New York, NY, United States (4E) – National Security Agency (NSA) whistleblower Edward Snowden should be given clemency for revealing that the agency abused its authority, according to a New York Times (NYT) editorial published Wednesday.
“Considering the enormous value of the information he has revealed, and the abuses he has exposed, Mr. Snowden deserves better than a life of permanent exile, fear and flight. He may have committed a crime to do so, but he has done his country a great service. It is time for the United States to offer Mr. Snowden a plea bargain or some form of clemency that would allow him to return home, face at least substantially reduced punishment in light of his role as a whistle-blower, and have the hope of a life advocating for greater privacy and far stronger oversight of the runaway intelligence community,” the NYT editorial said.
The editorial added, “When someone reveals that government officials have routinely and deliberately broken the law, that person should not face life in prison at the hands of the same government. And it’s why President Obama should tell his aides to begin finding a way to end Mr. Snowden’s vilification and give him an incentive to return home.”

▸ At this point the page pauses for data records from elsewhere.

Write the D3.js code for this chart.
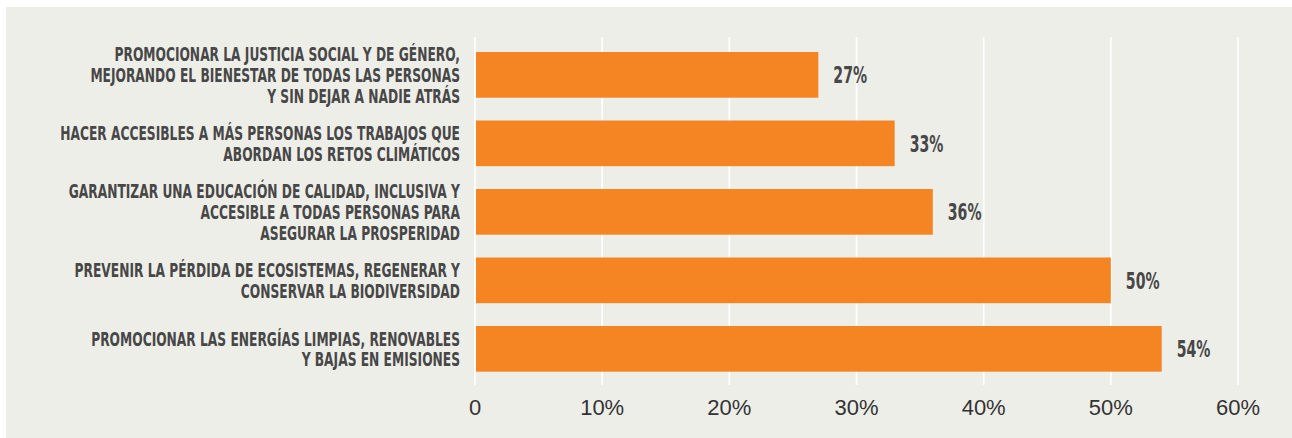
<!DOCTYPE html>
<html>
<head>
<meta charset="utf-8">
<script src="https://cdn.jsdelivr.net/npm/d3@7"></script>
<style>
  html, body { margin: 0; padding: 0; background: #ffffff; }
  svg { display: block; }
</style>
</head>
<body>
<svg id="chart" width="1292" height="438"></svg>
<script>
// Category labels (one entry per line of text), top to bottom
const categories = [
  ["PROMOCIONAR LA JUSTICIA SOCIAL Y DE GÉNERO,", "MEJORANDO EL BIENESTAR DE TODAS LAS PERSONAS", "Y SIN DEJAR A NADIE ATRÁS"],
  ["HACER ACCESIBLES A MÁS PERSONAS LOS TRABAJOS QUE", "ABORDAN LOS RETOS CLIMÁTICOS"],
  ["GARANTIZAR UNA EDUCACIÓN DE CALIDAD, INCLUSIVA Y", "ACCESIBLE A TODAS PERSONAS PARA", "ASEGURAR LA PROSPERIDAD"],
  ["PREVENIR LA PÉRDIDA DE ECOSISTEMAS, REGENERAR Y", "CONSERVAR LA BIODIVERSIDAD"],
  ["PROMOCIONAR LAS ENERGÍAS LIMPIAS, RENOVABLES", "Y BAJAS EN EMISIONES"]
];
// Share of responses, in percent
const values = [27, 33, 36, 50, 54];
// Axis ticks, in percent
const ticks = [0, 10, 20, 30, 40, 50, 60];

const svg = d3.select("#chart");
const W = 1292, H = 438;

// Light panel behind the chart
svg.append("rect")
  .attr("x", 6).attr("y", 7)
  .attr("width", W - 6).attr("height", H - 7)
  .attr("fill", "#eeeee9");

const x = d3.scaleLinear().domain([0, 60]).range([475, 1238]);
const y = d3.scaleBand()
  .domain(d3.range(categories.length))
  .range([29.2, 394.5])
  .padding(0.333);

// Vertical gridlines
svg.append("g")
  .selectAll("line")
  .data(ticks)
  .join("line")
  .attr("x1", d => x(d)).attr("x2", d => x(d))
  .attr("y1", 37).attr("y2", 385)
  .attr("stroke", "#ffffff")
  .attr("stroke-width", 1.6);

// Tick labels
svg.append("g")
  .selectAll("text")
  .data(ticks)
  .join("text")
  .attr("x", d => x(d))
  .attr("y", 415)
  .attr("text-anchor", "middle")
  .attr("font-family", "'Liberation Sans', Arial, Helvetica, sans-serif")
  .attr("font-size", 22)
  .attr("fill", "#333333")
  .text(d => d === 0 ? "0" : d + "%");

// Bars
svg.append("g")
  .selectAll("rect")
  .data(values)
  .join("rect")
  .attr("x", x(0) + 1)
  .attr("y", (d, i) => y(i))
  .attr("width", d => x(d) - x(0) - 1)
  .attr("height", y.bandwidth())
  .attr("fill", "#f58423");

// Condensed heading style: bold face squeezed horizontally
const labelFont = "'DejaVu Sans', sans-serif";
const labelSize = 20;
const lineGap = 20.7;
const labelRight = 460;
const widestLine = 400;

// Measure the widest line to derive the horizontal squeeze
const probe = svg.append("text")
  .attr("font-family", labelFont)
  .attr("font-weight", "bold")
  .attr("font-size", labelSize);
let maxW = 0;
categories.flat().forEach(s => {
  probe.text(s);
  maxW = Math.max(maxW, probe.node().getComputedTextLength());
});
probe.remove();
const sx = widestLine / maxW;

// Category labels, right-aligned beside the bars
const labels = svg.append("g")
  .selectAll("g")
  .data(categories)
  .join("g")
  .attr("transform", (d, i) => `translate(${labelRight},${y(i) + y.bandwidth() / 2}) scale(${sx},1)`);

labels.append("text")
  .attr("text-anchor", "end")
  .attr("font-family", labelFont)
  .attr("font-weight", "bold")
  .attr("font-size", labelSize)
  .attr("fill", "#474747")
  .selectAll("tspan")
  .data(d => d.map((s, k) => ({ s, k, n: d.length })))
  .join("tspan")
  .attr("x", 0)
  .attr("y", t => (t.k - (t.n - 1) / 2) * lineGap + labelSize * 0.36)
  .text(t => t.s);

// Value labels at the end of each bar
svg.append("g")
  .selectAll("g")
  .data(values)
  .join("g")
  .attr("transform", (d, i) => `translate(${x(d) + 15},${y(i) + y.bandwidth() / 2}) scale(${sx},1)`)
  .append("text")
  .attr("y", 8.5)
  .attr("font-family", labelFont)
  .attr("font-weight", "bold")
  .attr("font-size", 23)
  .attr("fill", "#474747")
  .text(d => d + "%");
</script>
</body>
</html>
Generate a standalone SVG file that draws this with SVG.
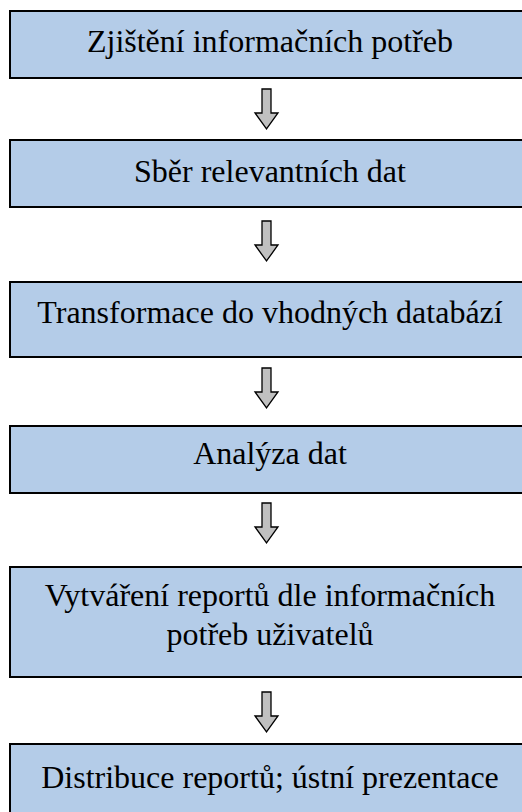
<svg xmlns="http://www.w3.org/2000/svg" width="522" height="812" viewBox="0 0 522 812">
  <defs>
    <!-- block down arrow, origin at the top centre of the shaft -->
    <path id="down-arrow" d="M-4.5,0 H4.5 V24 H11.5 L0,40 L-11.5,24 H-4.5 Z"/>
  </defs>
  <style>
    .box { fill: #b4cce8; stroke: #000; stroke-width: 2; }
    .label { font-family: "Liberation Serif", "Times New Roman", serif; font-size: 32px; fill: #000; text-anchor: middle; }
    .arrow { fill: #c0c0c0; stroke: #000; stroke-width: 1.3; stroke-linejoin: miter; }
  </style>
  <rect width="522" height="812" fill="#fff"/>

  <g id="step-1">
    <rect class="box" x="10" y="11" width="530" height="67"/>
    <text class="label" x="270" y="52">Zjištění informačních potřeb</text>
  </g>

  <g id="step-2">
    <rect class="box" x="10" y="140" width="530" height="67"/>
    <text class="label" x="270" y="182">Sběr relevantních dat</text>
  </g>

  <g id="step-3">
    <rect class="box" x="10" y="282" width="530" height="75"/>
    <text class="label" x="270" y="323">Transformace do vhodných databází</text>
  </g>

  <g id="step-4">
    <rect class="box" x="10" y="426" width="530" height="67"/>
    <text class="label" x="270" y="464">Analýza dat</text>
  </g>

  <g id="step-5">
    <rect class="box" x="10" y="567" width="530" height="110"/>
    <text class="label" x="270" y="606">Vytváření reportů dle informačních</text>
    <text class="label" x="270" y="645">potřeb uživatelů</text>
  </g>

  <g id="step-6">
    <rect class="box" x="10" y="744" width="530" height="90"/>
    <text class="label" x="270" y="788">Distribuce reportů; ústní prezentace</text>
  </g>

  <g id="connectors">
    <use class="arrow" href="#down-arrow" x="266.5" y="89"/>
    <use class="arrow" href="#down-arrow" x="266.5" y="221"/>
    <use class="arrow" href="#down-arrow" x="266.5" y="368"/>
    <use class="arrow" href="#down-arrow" x="266.5" y="503"/>
    <use class="arrow" href="#down-arrow" x="266.5" y="692"/>
  </g>
</svg>
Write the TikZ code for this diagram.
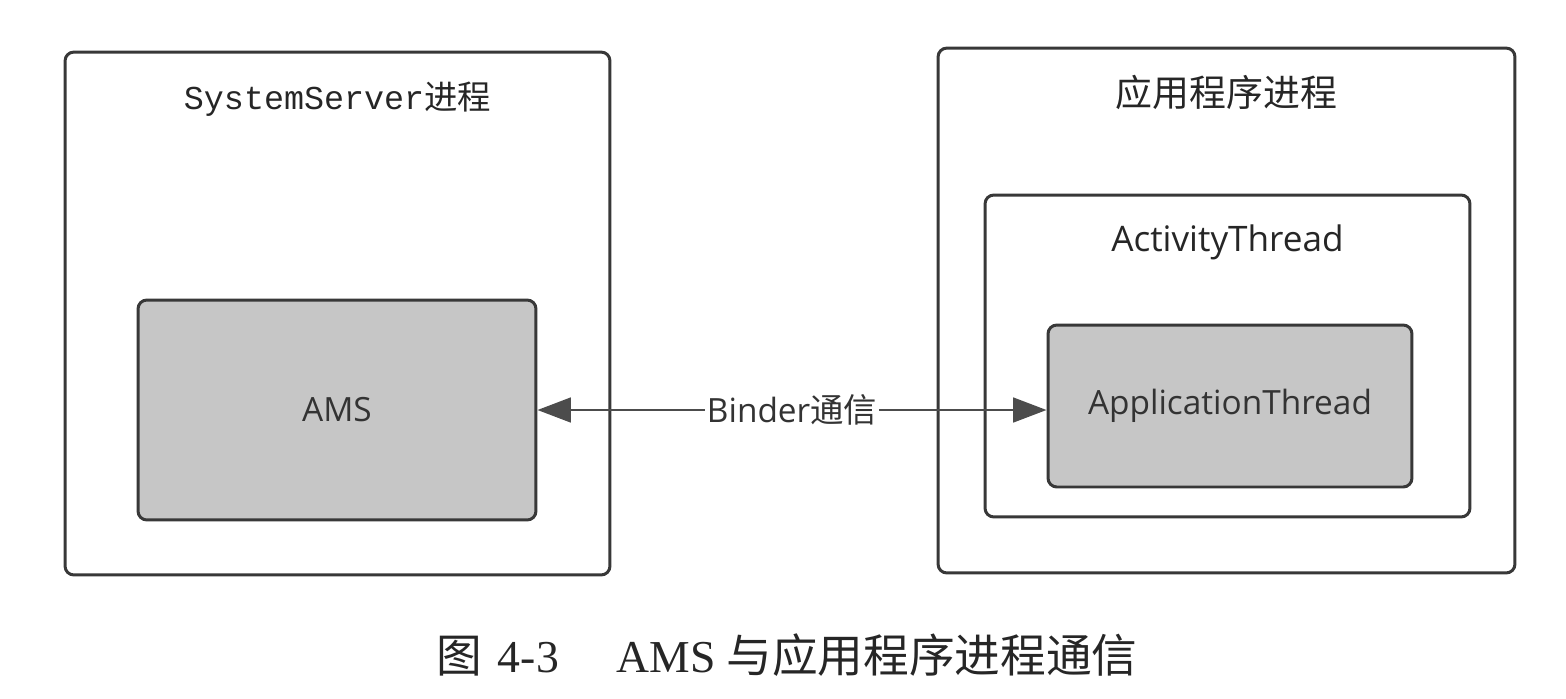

The editorial comes seven months after Snowden leaked to the NYT and the British newspaper The Guardian NSA’s collection of phone call data and email messages of hundreds of millions of people around the world, including Americans. The U.S. government charged Snowden with espionage and theft of government property forcing him to take asylum in Russia.
The editorial justified the clemency for Snowden saying there is no proof he harmed national security as claimed by U.S. government officials critical of him and because Rick Ledgett, who leads the NSA’s task force on the leaks, suggested amnesty for the whistleblower.